You’ll notice here that I can move around the globe and see where all my wind farms and wind turbines are. I’m specifically going into Europe, because I know that there are lots of wind farms and wind turbines in eastern Europe.
The pipeline here is as follows. All the information from all of these is very similar to the energy company use case that I was just mentioning. All the data from all these wind turbines, each of them has sensors, and that data all goes into Kafka. From Kafka, it then goes into Spark, and there, we perform a simple regression analysis model to determine where or how we expect the wind turbine to behave.
So, the ones that we see as yellow or green or red, essentially is our prediction of how those turbines will behave over time. So the ones that are red, we expect that you should probably replace it soon. The ones that are yellow are getting there. And you’ll notice that the red ones eventually turn to green, because of the expectation is that it’s a model where things are slowly decaying over time or degrading over time, and then they get repaired. And they’re degrading and then they get repaired. So you can see here a visualization of all that in real-time.

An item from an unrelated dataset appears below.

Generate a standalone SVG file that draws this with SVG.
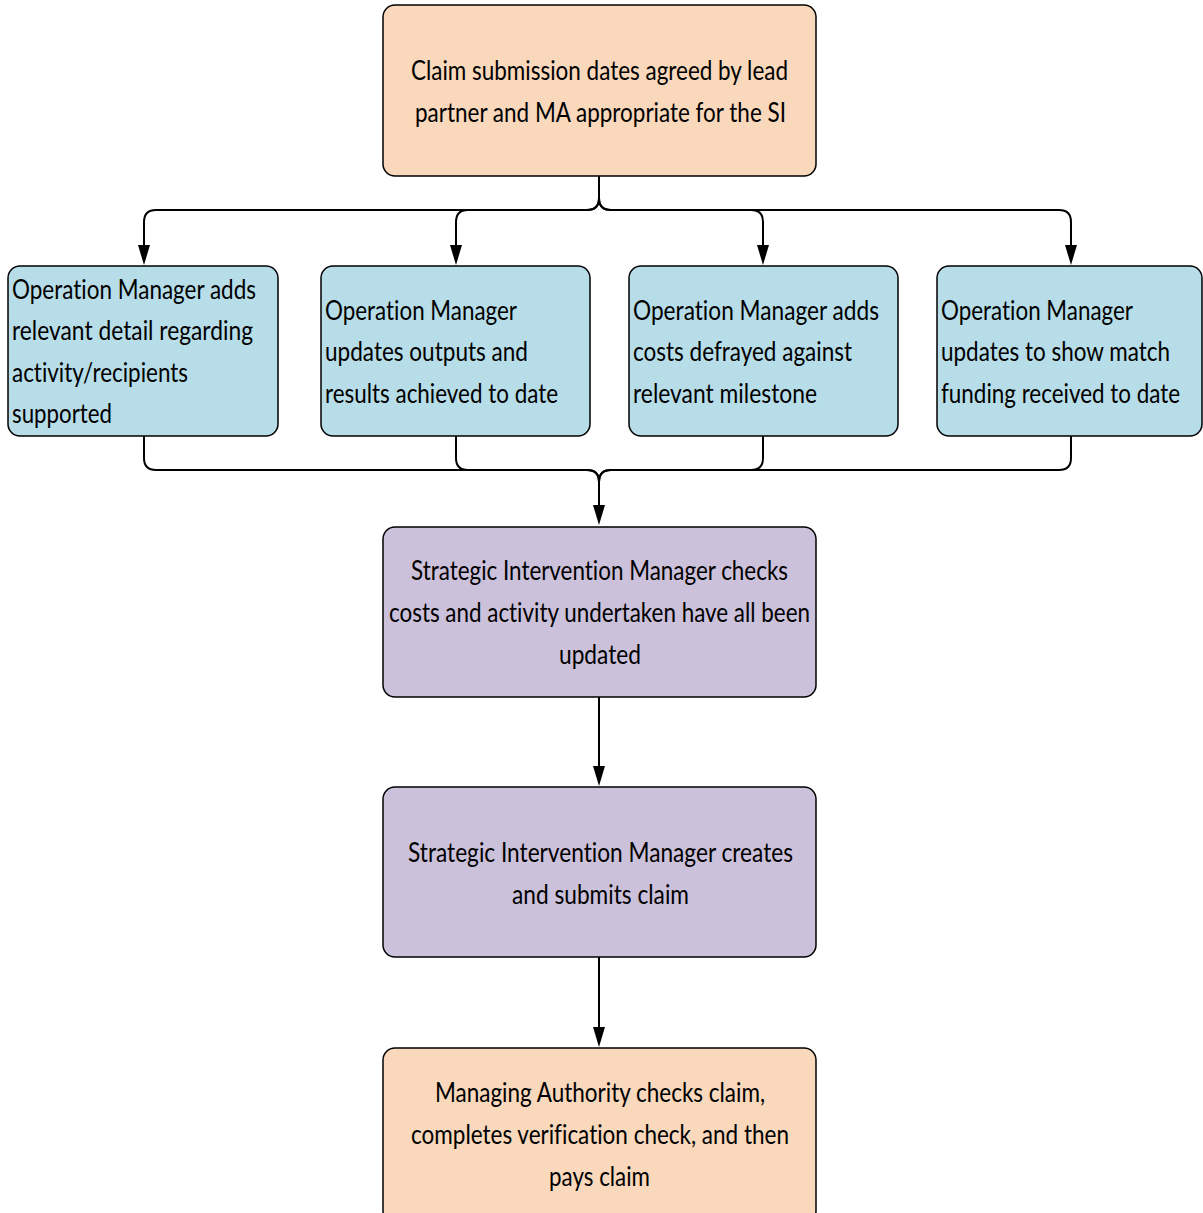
<svg xmlns="http://www.w3.org/2000/svg" width="1203" height="1213" viewBox="0 0 1203 1213">
<style>
.box{stroke:#000;stroke-width:1.5}
.or{fill:#F9D8BC}
.bl{fill:#B7DDE8}
.pu{fill:#CCC1DA}
text{font-family:Lato,"Liberation Sans",sans-serif;font-size:27px;fill:#000;font-variant-ligatures:none}
.c{text-anchor:middle}
.conn path{fill:none;stroke:#000;stroke-width:2}
.conn .ah{fill:#000;stroke:none}
</style>
<rect width="1203" height="1213" fill="#fff"/>
<g class="conn">
<path d="M599,176 V198 Q599,210 587,210 H156 Q144,210 144,222 V250"/>
<path d="M599,176 V198 Q599,210 587,210 H468 Q456,210 456,222 V250"/>
<path d="M599,176 V198 Q599,210 611,210 H751 Q763,210 763,222 V250"/>
<path d="M599,176 V198 Q599,210 611,210 H1059 Q1071,210 1071,222 V250"/>
<path d="M144,436 V458 Q144,470 156,470 H587 Q599,470 599,482 V510"/>
<path d="M456,436 V458 Q456,470 468,470 H587 Q599,470 599,482 V510"/>
<path d="M763,436 V458 Q763,470 751,470 H611 Q599,470 599,482 V510"/>
<path d="M1071,436 V458 Q1071,470 1059,470 H611 Q599,470 599,482 V510"/>
<path d="M599,697 V770"/>
<path d="M599,957 V1030"/>
<path class="ah" d="M138,245 H150 L144,265 Z"/>
<path class="ah" d="M450,245 H462 L456,265 Z"/>
<path class="ah" d="M757,245 H769 L763,265 Z"/>
<path class="ah" d="M1065,245 H1077 L1071,265 Z"/>
<path class="ah" d="M593,505 H605 L599,525 Z"/>
<path class="ah" d="M593,766 H605 L599,786 Z"/>
<path class="ah" d="M593,1027 H605 L599,1047 Z"/>
</g>
<g id="n1">
<rect class="box or" x="383" y="5" width="433" height="171" rx="12"/>
<text class="c" x="599.5" y="80" textLength="377" lengthAdjust="spacingAndGlyphs">Claim submission dates agreed by lead</text>
<text class="c" x="600.5" y="122" textLength="371" lengthAdjust="spacingAndGlyphs">partner and MA appropriate for the SI</text>
</g>
<g id="n2">
<rect class="box bl" x="8" y="266" width="270" height="170" rx="12"/>
<text x="12" y="299" textLength="244" lengthAdjust="spacingAndGlyphs">Operation Manager adds</text>
<text x="12" y="340" textLength="241" lengthAdjust="spacingAndGlyphs">relevant detail regarding</text>
<text x="12" y="382" textLength="176" lengthAdjust="spacingAndGlyphs">activity/recipients</text>
<text x="12" y="423" textLength="100" lengthAdjust="spacingAndGlyphs">supported</text>
</g>
<g id="n3">
<rect class="box bl" x="321" y="266" width="269" height="170" rx="12"/>
<text x="325" y="320" textLength="192" lengthAdjust="spacingAndGlyphs">Operation Manager</text>
<text x="325" y="361" textLength="203" lengthAdjust="spacingAndGlyphs">updates outputs and</text>
<text x="325" y="403" textLength="233" lengthAdjust="spacingAndGlyphs">results achieved to date</text>
</g>
<g id="n4">
<rect class="box bl" x="629" y="266" width="269" height="170" rx="12"/>
<text x="633" y="320" textLength="246" lengthAdjust="spacingAndGlyphs">Operation Manager adds</text>
<text x="633" y="361" textLength="219" lengthAdjust="spacingAndGlyphs">costs defrayed against</text>
<text x="633" y="403" textLength="184" lengthAdjust="spacingAndGlyphs">relevant milestone</text>
</g>
<g id="n5">
<rect class="box bl" x="937" y="266" width="265" height="170" rx="12"/>
<text x="941" y="320" textLength="192" lengthAdjust="spacingAndGlyphs">Operation Manager</text>
<text x="941" y="361" textLength="229" lengthAdjust="spacingAndGlyphs">updates to show match</text>
<text x="941" y="403" textLength="239" lengthAdjust="spacingAndGlyphs">funding received to date</text>
</g>
<g id="n6">
<rect class="box pu" x="383" y="527" width="433" height="170" rx="12"/>
<text class="c" x="599.5" y="580" textLength="377" lengthAdjust="spacingAndGlyphs">Strategic Intervention Manager checks</text>
<text class="c" x="599.5" y="622" textLength="421" lengthAdjust="spacingAndGlyphs">costs and activity undertaken have all been</text>
<text class="c" x="600" y="664" textLength="82" lengthAdjust="spacingAndGlyphs">updated</text>
</g>
<g id="n7">
<rect class="box pu" x="383" y="787" width="433" height="170" rx="12"/>
<text class="c" x="600.5" y="862" textLength="385" lengthAdjust="spacingAndGlyphs">Strategic Intervention Manager creates</text>
<text class="c" x="600.5" y="904" textLength="177" lengthAdjust="spacingAndGlyphs">and submits claim</text>
</g>
<g id="n8">
<rect class="box or" x="383" y="1048" width="433" height="175" rx="12"/>
<text class="c" x="600" y="1102" textLength="330" lengthAdjust="spacingAndGlyphs">Managing Authority checks claim,</text>
<text class="c" x="600" y="1144" textLength="378" lengthAdjust="spacingAndGlyphs">completes verification check, and then</text>
<text class="c" x="599.5" y="1186" textLength="101" lengthAdjust="spacingAndGlyphs">pays claim</text>
</g>
</svg>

This is a view of MemSQL Ops, which is our graphical dashboard for looking at the MemSQL clusters. (Editor’s note: MemSQL now also offers MemSQL Studio, a more advanced graphical interface.) As I described earlier, MemSQL is a distributed database, which means it exists or you install the same software across many systems, or across many machines.
So here you see it has 16 machines, and all those machines are humming. If you see those green, it means that the CPU is going with MemSQL. So, why is it going? It’s because in real-time, the data is coming from Kafka to Spark to MemSQL, and rendered here in this dashboard. So, you can notice that sort of every second, it’s refreshing, showing users new insights based on real-time data that’s coming into the pipeline.